• [Dataset section]
________________________
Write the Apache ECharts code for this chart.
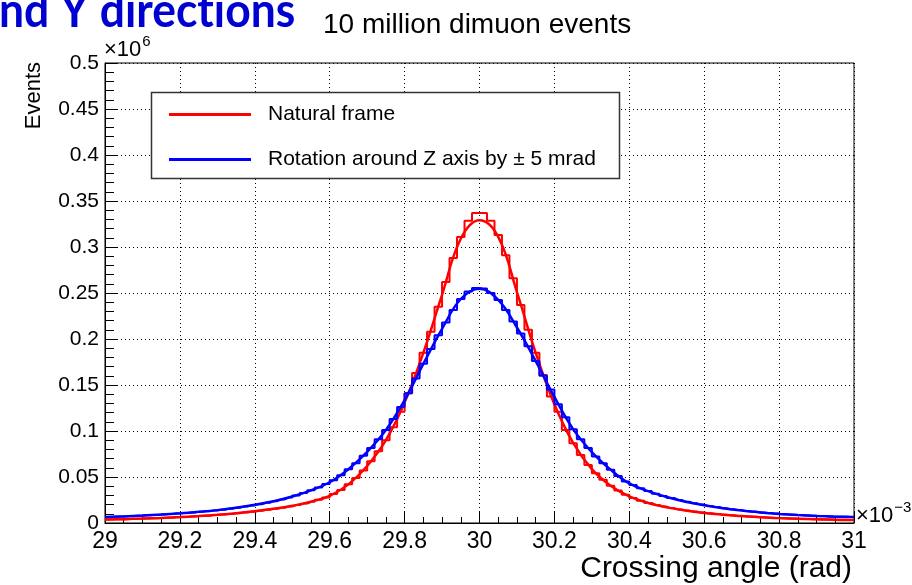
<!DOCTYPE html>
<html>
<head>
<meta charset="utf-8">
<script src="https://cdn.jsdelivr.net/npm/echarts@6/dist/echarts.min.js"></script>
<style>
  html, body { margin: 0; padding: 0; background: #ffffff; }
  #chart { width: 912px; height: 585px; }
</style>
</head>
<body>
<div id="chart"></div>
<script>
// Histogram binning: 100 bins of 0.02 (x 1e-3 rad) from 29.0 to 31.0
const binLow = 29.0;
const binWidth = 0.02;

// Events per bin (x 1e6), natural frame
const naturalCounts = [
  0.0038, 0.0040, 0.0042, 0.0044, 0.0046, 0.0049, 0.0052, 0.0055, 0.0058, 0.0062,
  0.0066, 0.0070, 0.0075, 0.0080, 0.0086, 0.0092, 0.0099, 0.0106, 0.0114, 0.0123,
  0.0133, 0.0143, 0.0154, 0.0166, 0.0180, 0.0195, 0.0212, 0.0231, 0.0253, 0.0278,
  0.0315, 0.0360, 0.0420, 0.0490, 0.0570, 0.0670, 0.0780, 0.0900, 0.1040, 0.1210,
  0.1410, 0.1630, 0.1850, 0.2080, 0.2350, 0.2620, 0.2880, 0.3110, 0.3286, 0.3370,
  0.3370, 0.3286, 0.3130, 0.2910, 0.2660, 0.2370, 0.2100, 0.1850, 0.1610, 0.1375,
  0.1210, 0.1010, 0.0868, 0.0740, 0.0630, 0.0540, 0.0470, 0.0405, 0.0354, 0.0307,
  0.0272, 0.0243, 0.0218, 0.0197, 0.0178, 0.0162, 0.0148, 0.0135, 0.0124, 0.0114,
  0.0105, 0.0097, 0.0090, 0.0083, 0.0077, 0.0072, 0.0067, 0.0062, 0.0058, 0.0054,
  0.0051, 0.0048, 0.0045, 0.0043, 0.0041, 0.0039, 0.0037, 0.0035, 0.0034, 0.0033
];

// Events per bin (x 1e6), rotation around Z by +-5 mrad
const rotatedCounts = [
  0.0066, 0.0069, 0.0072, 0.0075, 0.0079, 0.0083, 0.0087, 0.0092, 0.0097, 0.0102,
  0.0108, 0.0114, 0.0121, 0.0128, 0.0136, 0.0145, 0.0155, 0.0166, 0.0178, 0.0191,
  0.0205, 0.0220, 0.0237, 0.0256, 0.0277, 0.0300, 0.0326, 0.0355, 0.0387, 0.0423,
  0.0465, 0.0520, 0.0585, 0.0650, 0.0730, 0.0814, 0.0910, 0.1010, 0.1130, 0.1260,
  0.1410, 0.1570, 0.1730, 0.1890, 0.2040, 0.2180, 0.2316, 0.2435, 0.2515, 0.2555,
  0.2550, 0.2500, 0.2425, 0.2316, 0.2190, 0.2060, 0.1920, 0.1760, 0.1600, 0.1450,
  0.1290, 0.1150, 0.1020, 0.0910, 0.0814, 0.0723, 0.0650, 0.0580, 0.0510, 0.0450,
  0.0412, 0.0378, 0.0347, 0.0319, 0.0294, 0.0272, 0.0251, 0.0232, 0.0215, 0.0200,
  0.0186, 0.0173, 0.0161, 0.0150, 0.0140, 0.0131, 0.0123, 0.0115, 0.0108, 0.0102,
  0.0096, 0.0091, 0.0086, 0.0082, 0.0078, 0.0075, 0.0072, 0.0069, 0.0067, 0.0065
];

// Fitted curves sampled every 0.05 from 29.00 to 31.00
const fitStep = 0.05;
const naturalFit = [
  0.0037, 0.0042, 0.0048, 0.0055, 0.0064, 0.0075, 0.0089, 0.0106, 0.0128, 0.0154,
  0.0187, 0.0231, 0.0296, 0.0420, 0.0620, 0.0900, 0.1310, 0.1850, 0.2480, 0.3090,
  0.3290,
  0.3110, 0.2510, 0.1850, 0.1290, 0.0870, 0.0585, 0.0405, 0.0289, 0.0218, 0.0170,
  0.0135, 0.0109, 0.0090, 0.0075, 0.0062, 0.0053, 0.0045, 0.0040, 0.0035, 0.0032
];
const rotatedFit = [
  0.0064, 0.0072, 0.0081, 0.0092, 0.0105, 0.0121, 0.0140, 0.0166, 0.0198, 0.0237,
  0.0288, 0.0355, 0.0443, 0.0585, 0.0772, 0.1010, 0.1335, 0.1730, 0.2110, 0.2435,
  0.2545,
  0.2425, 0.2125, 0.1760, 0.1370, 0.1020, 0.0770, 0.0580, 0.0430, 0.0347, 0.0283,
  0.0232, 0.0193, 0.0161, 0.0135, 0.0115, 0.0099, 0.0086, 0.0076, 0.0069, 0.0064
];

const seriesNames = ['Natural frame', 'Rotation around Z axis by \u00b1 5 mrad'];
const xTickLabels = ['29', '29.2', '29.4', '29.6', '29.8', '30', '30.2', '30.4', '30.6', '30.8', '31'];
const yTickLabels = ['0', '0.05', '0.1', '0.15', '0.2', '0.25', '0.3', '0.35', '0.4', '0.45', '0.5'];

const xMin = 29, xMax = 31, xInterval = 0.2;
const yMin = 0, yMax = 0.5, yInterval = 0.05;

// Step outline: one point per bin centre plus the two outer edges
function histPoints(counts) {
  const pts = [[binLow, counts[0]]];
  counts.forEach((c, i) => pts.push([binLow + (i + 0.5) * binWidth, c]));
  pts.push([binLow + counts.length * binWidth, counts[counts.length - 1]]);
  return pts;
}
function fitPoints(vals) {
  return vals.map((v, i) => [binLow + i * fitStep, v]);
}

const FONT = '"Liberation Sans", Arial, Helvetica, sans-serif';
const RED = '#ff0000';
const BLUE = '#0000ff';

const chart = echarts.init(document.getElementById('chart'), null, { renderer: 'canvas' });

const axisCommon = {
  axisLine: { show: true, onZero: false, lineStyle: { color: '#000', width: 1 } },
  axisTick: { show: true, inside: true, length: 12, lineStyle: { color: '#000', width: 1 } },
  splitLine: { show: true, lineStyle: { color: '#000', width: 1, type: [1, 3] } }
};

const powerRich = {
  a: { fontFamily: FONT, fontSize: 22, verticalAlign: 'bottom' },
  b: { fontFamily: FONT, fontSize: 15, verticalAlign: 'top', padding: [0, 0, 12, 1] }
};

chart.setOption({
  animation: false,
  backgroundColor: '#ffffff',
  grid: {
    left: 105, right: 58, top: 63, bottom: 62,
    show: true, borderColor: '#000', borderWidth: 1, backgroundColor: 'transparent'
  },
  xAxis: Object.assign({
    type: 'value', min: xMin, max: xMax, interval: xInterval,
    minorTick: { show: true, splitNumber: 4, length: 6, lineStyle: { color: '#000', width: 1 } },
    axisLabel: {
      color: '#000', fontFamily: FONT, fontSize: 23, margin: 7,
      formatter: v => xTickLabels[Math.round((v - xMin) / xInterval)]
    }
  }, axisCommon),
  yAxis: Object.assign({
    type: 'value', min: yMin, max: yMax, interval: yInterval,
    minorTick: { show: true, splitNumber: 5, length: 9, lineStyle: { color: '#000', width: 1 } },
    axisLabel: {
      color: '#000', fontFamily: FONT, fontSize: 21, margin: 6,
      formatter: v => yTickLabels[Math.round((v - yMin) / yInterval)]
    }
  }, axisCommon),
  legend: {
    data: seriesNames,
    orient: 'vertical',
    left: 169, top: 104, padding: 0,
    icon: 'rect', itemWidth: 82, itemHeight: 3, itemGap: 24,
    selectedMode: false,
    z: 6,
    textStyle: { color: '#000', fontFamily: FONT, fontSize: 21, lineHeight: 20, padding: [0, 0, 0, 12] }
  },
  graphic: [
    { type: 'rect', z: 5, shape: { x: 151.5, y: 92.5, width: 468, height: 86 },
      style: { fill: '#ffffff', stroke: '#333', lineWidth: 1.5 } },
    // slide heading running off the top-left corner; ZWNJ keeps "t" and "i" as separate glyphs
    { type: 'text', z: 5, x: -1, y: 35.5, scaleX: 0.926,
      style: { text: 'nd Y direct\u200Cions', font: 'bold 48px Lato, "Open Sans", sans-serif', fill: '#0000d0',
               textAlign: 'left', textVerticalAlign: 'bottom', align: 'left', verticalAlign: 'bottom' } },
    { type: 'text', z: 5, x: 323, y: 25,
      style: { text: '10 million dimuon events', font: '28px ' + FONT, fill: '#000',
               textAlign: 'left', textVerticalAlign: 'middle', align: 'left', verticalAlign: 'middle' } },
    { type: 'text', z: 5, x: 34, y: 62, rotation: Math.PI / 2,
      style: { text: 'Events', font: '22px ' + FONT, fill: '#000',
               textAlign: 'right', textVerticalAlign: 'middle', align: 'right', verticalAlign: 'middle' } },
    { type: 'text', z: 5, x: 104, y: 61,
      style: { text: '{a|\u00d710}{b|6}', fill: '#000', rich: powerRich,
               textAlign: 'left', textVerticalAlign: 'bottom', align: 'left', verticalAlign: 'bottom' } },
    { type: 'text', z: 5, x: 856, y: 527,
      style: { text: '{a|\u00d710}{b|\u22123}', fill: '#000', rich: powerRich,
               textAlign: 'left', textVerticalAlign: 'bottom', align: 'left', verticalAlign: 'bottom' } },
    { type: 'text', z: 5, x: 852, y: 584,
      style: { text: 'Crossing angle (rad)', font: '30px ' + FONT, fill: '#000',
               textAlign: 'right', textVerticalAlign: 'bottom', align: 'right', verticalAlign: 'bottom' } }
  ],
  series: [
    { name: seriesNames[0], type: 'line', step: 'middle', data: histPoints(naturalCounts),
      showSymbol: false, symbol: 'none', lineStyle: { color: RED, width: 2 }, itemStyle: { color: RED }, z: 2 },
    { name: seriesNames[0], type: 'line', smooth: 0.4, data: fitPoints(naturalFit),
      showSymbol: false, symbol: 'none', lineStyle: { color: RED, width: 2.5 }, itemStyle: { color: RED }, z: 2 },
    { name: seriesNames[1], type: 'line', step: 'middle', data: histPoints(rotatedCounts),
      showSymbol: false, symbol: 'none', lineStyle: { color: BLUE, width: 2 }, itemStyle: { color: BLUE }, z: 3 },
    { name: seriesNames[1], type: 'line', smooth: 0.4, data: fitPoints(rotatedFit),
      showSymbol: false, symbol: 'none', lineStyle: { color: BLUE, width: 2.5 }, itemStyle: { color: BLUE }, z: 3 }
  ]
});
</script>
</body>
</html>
________________________
• [Request] Extract, word for word, each line from the top of the data down to and including the line with "const binWidth = 0.02;"; skip the pictures.

• [Written answer]
Write the Apache ECharts code for this chart.
<!DOCTYPE html>
<html>
<head>
<meta charset="utf-8">
<script src="https://cdn.jsdelivr.net/npm/echarts@6/dist/echarts.min.js"></script>
<style>
  html, body { margin: 0; padding: 0; background: #ffffff; }
  #chart { width: 912px; height: 585px; }
</style>
</head>
<body>
<div id="chart"></div>
<script>
// Histogram binning: 100 bins of 0.02 (x 1e-3 rad) from 29.0 to 31.0
const binLow = 29.0;
const binWidth = 0.02;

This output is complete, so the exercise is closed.